*Prompt:* In the following material, identify every line holding the string "chart" and return it.
====== Provided material
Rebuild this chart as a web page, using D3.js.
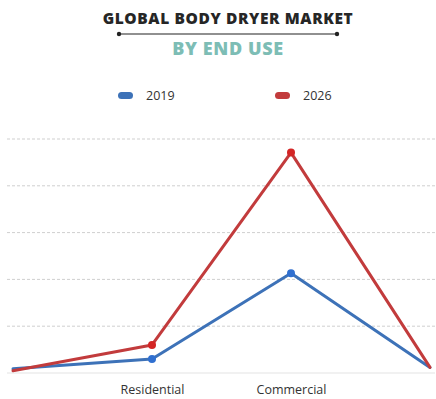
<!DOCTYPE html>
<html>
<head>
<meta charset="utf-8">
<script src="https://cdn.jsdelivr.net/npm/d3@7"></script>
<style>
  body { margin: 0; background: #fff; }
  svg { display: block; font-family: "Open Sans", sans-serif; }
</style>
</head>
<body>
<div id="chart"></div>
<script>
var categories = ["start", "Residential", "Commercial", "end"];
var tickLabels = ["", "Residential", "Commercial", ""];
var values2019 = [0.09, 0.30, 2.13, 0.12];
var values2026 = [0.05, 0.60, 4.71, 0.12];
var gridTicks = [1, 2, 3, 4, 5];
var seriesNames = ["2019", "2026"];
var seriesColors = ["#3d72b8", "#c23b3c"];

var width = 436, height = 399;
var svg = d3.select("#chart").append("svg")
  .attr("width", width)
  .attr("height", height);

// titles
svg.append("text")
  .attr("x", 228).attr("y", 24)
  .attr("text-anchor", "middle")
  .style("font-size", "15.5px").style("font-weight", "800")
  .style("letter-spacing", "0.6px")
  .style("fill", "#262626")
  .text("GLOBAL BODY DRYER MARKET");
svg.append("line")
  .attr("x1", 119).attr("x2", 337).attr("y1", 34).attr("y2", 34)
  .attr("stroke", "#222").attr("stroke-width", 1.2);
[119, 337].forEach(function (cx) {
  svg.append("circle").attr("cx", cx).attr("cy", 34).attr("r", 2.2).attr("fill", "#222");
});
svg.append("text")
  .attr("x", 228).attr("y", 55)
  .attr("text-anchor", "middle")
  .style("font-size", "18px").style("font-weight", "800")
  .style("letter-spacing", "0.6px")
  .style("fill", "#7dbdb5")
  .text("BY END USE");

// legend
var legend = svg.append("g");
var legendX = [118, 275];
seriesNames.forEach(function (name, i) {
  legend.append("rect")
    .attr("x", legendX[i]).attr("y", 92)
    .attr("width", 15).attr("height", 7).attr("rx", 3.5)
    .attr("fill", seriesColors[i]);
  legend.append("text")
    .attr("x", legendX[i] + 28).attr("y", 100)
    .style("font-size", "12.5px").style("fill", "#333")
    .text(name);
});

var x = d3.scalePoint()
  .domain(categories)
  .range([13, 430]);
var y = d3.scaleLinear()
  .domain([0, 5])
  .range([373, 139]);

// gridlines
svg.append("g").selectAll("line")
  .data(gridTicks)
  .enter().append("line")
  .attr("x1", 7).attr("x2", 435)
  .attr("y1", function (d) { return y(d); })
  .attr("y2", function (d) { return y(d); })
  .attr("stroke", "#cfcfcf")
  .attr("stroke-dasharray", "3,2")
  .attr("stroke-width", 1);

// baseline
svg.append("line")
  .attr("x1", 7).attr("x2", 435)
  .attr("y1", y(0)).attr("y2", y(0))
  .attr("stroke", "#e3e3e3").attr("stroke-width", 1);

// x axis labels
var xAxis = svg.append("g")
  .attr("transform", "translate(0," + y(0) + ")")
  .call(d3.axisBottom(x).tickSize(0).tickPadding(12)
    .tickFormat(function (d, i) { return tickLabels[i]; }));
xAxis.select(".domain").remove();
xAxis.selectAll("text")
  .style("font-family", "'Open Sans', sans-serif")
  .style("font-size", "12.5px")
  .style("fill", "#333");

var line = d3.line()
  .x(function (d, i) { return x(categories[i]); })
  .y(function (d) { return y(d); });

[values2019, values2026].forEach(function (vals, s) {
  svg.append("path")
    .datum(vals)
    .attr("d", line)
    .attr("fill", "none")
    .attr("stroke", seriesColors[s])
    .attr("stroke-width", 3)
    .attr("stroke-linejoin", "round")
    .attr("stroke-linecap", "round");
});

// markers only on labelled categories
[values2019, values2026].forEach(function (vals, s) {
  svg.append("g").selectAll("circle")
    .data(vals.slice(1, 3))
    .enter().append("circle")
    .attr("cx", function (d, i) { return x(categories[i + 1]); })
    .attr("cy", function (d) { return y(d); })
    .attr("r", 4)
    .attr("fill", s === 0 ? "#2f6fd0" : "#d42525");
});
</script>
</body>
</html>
============
*Complete response:*
Rebuild this chart as a web page, using D3.js.
<div id="chart"></div>
var svg = d3.select("#chart").append("svg")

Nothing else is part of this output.